Time travel: History of the Rue Saint-Honoré
Rue Saint-Honoré is a very old street, the continuation of a Roman road. It owes its present name to a chapel dedicated to Honoré d'Amiens, built between 1204 and 1209, and wish no longer exist.
The Saint-Honoré church appears on the Turgot plan of 1739. It was destroyed after the French Revolution in 1792.
We have a 17th-century document showing the Palais Cardinal, as it was built by Cardinal Richelieu. The building appears to have changed little in appearance, and is located 500 meters away from the Relais Saint-Honoré. Today, it is called the Palais Royal and is shown in the engraving, on the side of the Conseil d'État, in the central foreground. The Opera House can be seen at the far end. It was Molière's theater, which burned down in 1763 and again in 1771.
Fire at the Opéra on April 6, 1763. It was rebuilt in 1770, but burned again on June 8, 1771
Let's fast-forward a few more years, to 1795. We're 50 meters from the Relais Saint-Honoré. A Royalist rebellion was crushed on October 5, 1795 in front of the church of Saint Roch. The buildings depicted on this anonymous engraving still exist today.
We are now in 1865, on the corner of rue Saint-Honoré and rue de la Ferronnerie. The site has been completely transformed by the construction of the Rue des Halles and the Rue du Pont-Neuf in 1866.
Rue Saint-Honoré, rue de la Ferronnerie – Charles Marville – 1865
Photo by Charles Marville circa 1868 - Musée Carnavalet
Three years later, in May 1871, major events would turn the city upside down: the Commune insurection. Let's move on to rue Saint-Honoré from rue Castiglione. The insurectionnists of the Paris Commune erected barricades to protect the Place Vendôme from the charge of the Versaillais (regular army). Repression by the army was severe.

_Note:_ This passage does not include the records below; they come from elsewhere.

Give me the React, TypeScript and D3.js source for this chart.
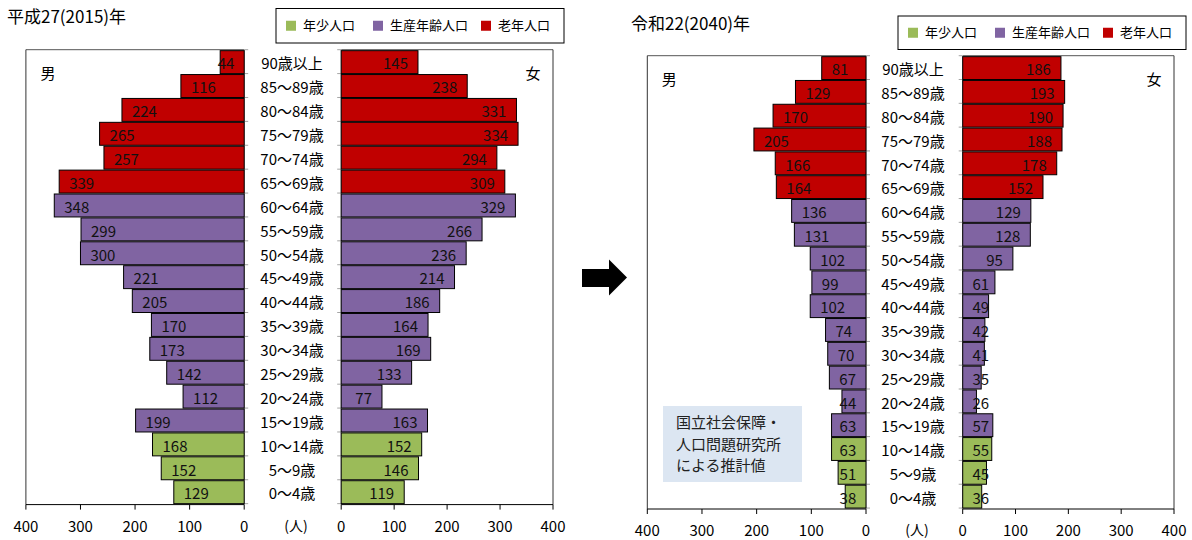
import React from "react";
import * as d3 from "d3";

const width = 1192;
const height = 540;
const font = '"Noto Sans CJK JP", "Noto Sans", sans-serif';

// age groups, top to bottom
const ages = [
  "90歳以上", "85～89歳", "80～84歳", "75～79歳", "70～74歳", "65～69歳",
  "60～64歳", "55～59歳", "50～54歳", "45～49歳", "40～44歳", "35～39歳",
  "30～34歳", "25～29歳", "20～24歳", "15～19歳", "10～14歳", "5～9歳", "0～4歳",
];
const ageGroup = [
  "old", "old", "old", "old", "old", "old",
  "work", "work", "work", "work", "work", "work", "work", "work", "work", "work",
  "young", "young", "young",
];

const male2015 = [44, 116, 224, 265, 257, 339, 348, 299, 300, 221, 205, 170, 173, 142, 112, 199, 168, 152, 129];
const female2015 = [145, 238, 331, 334, 294, 309, 329, 266, 236, 214, 186, 164, 169, 133, 77, 163, 152, 146, 119];
const male2040 = [81, 129, 170, 205, 166, 164, 136, 131, 102, 99, 102, 74, 70, 67, 44, 63, 63, 51, 38];
const female2040 = [186, 193, 190, 188, 178, 152, 129, 128, 95, 61, 49, 42, 41, 35, 26, 57, 55, 45, 36];

const legendKeys = ["young", "work", "old"];
const legendNames = ["年少人口", "生産年齢人口", "老年人口"];
const colors = { young: "#9bbb59", work: "#8064a2", old: "#c00000" };

const panels = [
  {
    title: "平成27(2015)年", titleX: 7, titleY: 23,
    legendX: 276, legendY: 8.5, legendW: 288, legendH: 34.5,
    maleLeft: 25.9, maleAxis: 244.2, femaleAxis: 341.2, femaleRight: 553,
    top: 49.7, bottom: 504.6, catX: 292, unitY: 526,
    male: male2015, female: female2015,
  },
  {
    title: "令和22(2040)年", titleX: 631, titleY: 30,
    legendX: 898, legendY: 16, legendW: 288, legendH: 33.5,
    maleLeft: 647.3, maleAxis: 866, femaleAxis: 962.7, femaleRight: 1174,
    top: 55.7, bottom: 509, catX: 913, unitY: 530,
    male: male2040, female: female2040,
  },
];

function Pyramid({ p }) {
  const xm = d3.scaleLinear().domain([0, 400]).range([p.maleAxis, p.maleLeft]);
  const xf = d3.scaleLinear().domain([0, 400]).range([p.femaleAxis, p.femaleRight]);
  const y = d3.scaleBand().domain(ages).range([p.top, p.bottom]).padding(0.04);
  const step = y.step();
  const ticks = xm.ticks(4);
  const tw = (v) => String(v).length * 8.2;

  // legend item offsets
  const itemX = [10, 97, 205];

  return (
    <g>
      <text x={p.titleX} y={p.titleY} fontSize={17} fill="#000">{p.title}</text>

      <rect x={p.legendX} y={p.legendY} width={p.legendW} height={p.legendH} fill="#fff" stroke="#000" strokeWidth={1} />
      {legendKeys.map((k, i) => (
        <g key={k}>
          <rect x={p.legendX + itemX[i]} y={p.legendY + p.legendH / 2 - 5} width={10} height={10} fill={colors[k]} />
          <text x={p.legendX + itemX[i] + 17} y={p.legendY + p.legendH / 2} dy="0.35em" fontSize={13} fill="#000">
            {legendNames[i]}
          </text>
        </g>
      ))}

      {/* plot frames */}
      <line x1={p.maleLeft} x2={p.maleAxis} y1={p.top} y2={p.top} stroke="#555" />
      <line x1={p.maleLeft} x2={p.maleLeft} y1={p.top} y2={p.bottom} stroke="#333" />
      <line x1={p.femaleAxis} x2={p.femaleRight} y1={p.top} y2={p.top} stroke="#555" />
      <line x1={p.femaleRight} x2={p.femaleRight} y1={p.top} y2={p.bottom} stroke="#333" />

      {/* category axes */}
      <line x1={p.maleAxis} x2={p.maleAxis} y1={p.top} y2={p.bottom} stroke="#a6a6a6" />
      <line x1={p.femaleAxis} x2={p.femaleAxis} y1={p.top} y2={p.bottom} stroke="#a6a6a6" />
      {d3.range(ages.length + 1).map((i) => (
        <g key={i}>
          <line x1={p.maleAxis} x2={p.maleAxis + 4} y1={p.top + i * step} y2={p.top + i * step} stroke="#a6a6a6" />
          <line x1={p.femaleAxis - 4} x2={p.femaleAxis} y1={p.top + i * step} y2={p.top + i * step} stroke="#a6a6a6" />
        </g>
      ))}

      {/* bars */}
      {ages.map((a, i) => (
        <g key={a}>
          <rect x={xm(p.male[i])} y={y(a)} width={p.maleAxis - xm(p.male[i])} height={y.bandwidth()}
            fill={colors[ageGroup[i]]} stroke="#000" strokeWidth={1} />
          <rect x={p.femaleAxis} y={y(a)} width={xf(p.female[i]) - p.femaleAxis} height={y.bandwidth()}
            fill={colors[ageGroup[i]]} stroke="#000" strokeWidth={1} />
        </g>
      ))}

      {/* value labels */}
      {ages.map((a, i) => {
        const cy = y(a) + y.bandwidth() / 2 + 2;
        const mx = Math.min(xm(p.male[i]) + 10, p.maleAxis - 10 - tw(p.male[i]));
        const fx = Math.max(xf(p.female[i]) - 10, p.femaleAxis + 10 + tw(p.female[i]));
        return (
          <g key={a} fontSize={15} fill="#111">
            <text x={mx} y={cy} dy="0.35em" textAnchor="start">{p.male[i]}</text>
            <text x={fx} y={cy} dy="0.35em" textAnchor="end">{p.female[i]}</text>
            <text x={p.catX} y={cy} dy="0.35em" textAnchor="middle" fontSize={15} fill="#000">{a}</text>
          </g>
        );
      })}

      {/* value axes */}
      <line x1={p.maleLeft} x2={p.maleAxis} y1={p.bottom} y2={p.bottom} stroke="#000" />
      <line x1={p.femaleAxis} x2={p.femaleRight} y1={p.bottom} y2={p.bottom} stroke="#000" />
      {ticks.map((t) => (
        <g key={t} fontSize={15} fill="#000" textAnchor="middle">
          <line x1={xm(t)} x2={xm(t)} y1={p.bottom} y2={p.bottom + 5} stroke="#000" />
          <text x={xm(t)} y={p.bottom + 27}>{t}</text>
          <line x1={xf(t)} x2={xf(t)} y1={p.bottom} y2={p.bottom + 5} stroke="#000" />
          <text x={xf(t)} y={p.bottom + 27}>{t}</text>
        </g>
      ))}
      <text x={p.catX + 4} y={p.unitY} dy="0.35em" textAnchor="middle" fontSize={14}>(人)</text>

      <text x={p.maleLeft + 22} y={p.top + 24} dy="0.35em" textAnchor="middle" fontSize={15}>男</text>
      <text x={p.femaleRight - 20} y={p.top + 24} dy="0.35em" textAnchor="middle" fontSize={15}>女</text>
    </g>
  );
}

export default function App() {
  return (
    <svg width={width} height={height} fontFamily={font}
      style={{ position: "absolute", left: 0, top: 0, background: "#fff" }}>
      <rect width={width} height={height} fill="#fff" />
      {panels.map((p) => (
        <Pyramid key={p.title} p={p} />
      ))}

      {/* arrow */}
      <polygon points="582,269 609,269 609,259.5 627,277.5 609,295.5 609,287 582,287" fill="#000" />

      {/* note */}
      <rect x={663} y={406} width={139} height={76} fill="#dce6f2" />
      <g fontSize={15} fill="#222">
        <text x={676} y={423} dy="0.35em">国立社会保障・</text>
        <text x={676} y={445} dy="0.35em">人口問題研究所</text>
        <text x={676} y={466} dy="0.35em">による推計値</text>
      </g>
    </svg>
  );
}
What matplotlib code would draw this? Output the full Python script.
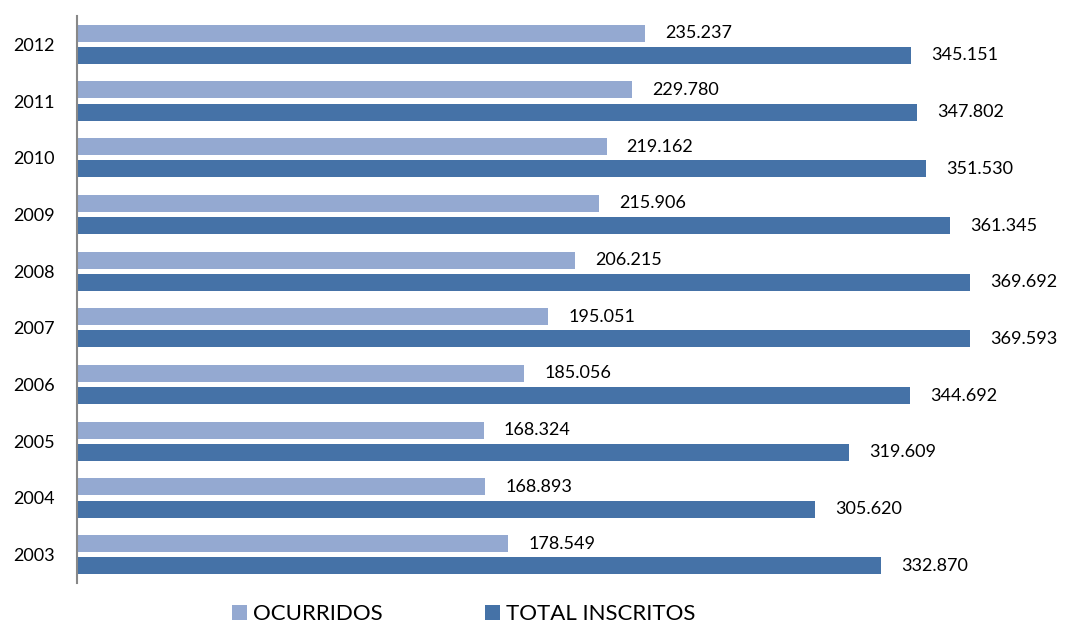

Let's program our time machine again and go to 1888, near the Louvre. We see a building that still exists today. It houses a department store that has now disappeared: Les Grands Magasins du Louvre.
The origins of the Grands magasins du Louvre date back to 1855. It claimed to be the world's largest department store. It closed its doors for good in 1971. Part of the site will soon be occupied by the Fondation Cartier, which is relocating its museum to Boulevard Raspail.
We can now move on to 251 rue Saint-Honoré. It was the Nouveau Cirque address from 1886 to 1926. The innovative concept was an arena that could be transformed into a swimming pool in just a few minutes. The building was demolished. Today, the Mandarin Oriental Palace occupies this address.
The new circus, left foreground, ca. 1890-1900
Let's move towards our time. We're in 1908, at 95 rue Saint-Honoré, in front of a facade that still exists: A la renommée des Herbes cuites. It's one of the most beautiful old façades in Paris. Its first floor is occupied by the restaurant Le bistrot du 1er, which is well worth a visit.
Au Bourdon d'Or – Eugène Atget 1908
Let's continue our journey. At the end of August 1944, in the final days of the liberation of Paris, a many individuals, including both civilians and other armed members of the Forces françaises intérieures, were watching machine-gun firing exercises. The demonstration took place in the Rue Saint-Honoré, transformed into a barricade for the occasion.
And we end at Number 308, rue Saint-Honoré. This 17th-century building was rented to Jean de La Fontaine from 1672 to 1793 by Madame de La Sablière. La Fontaine's Fables are considered one of the masterpieces of French literature. This building is the Relais Saint-Honoré.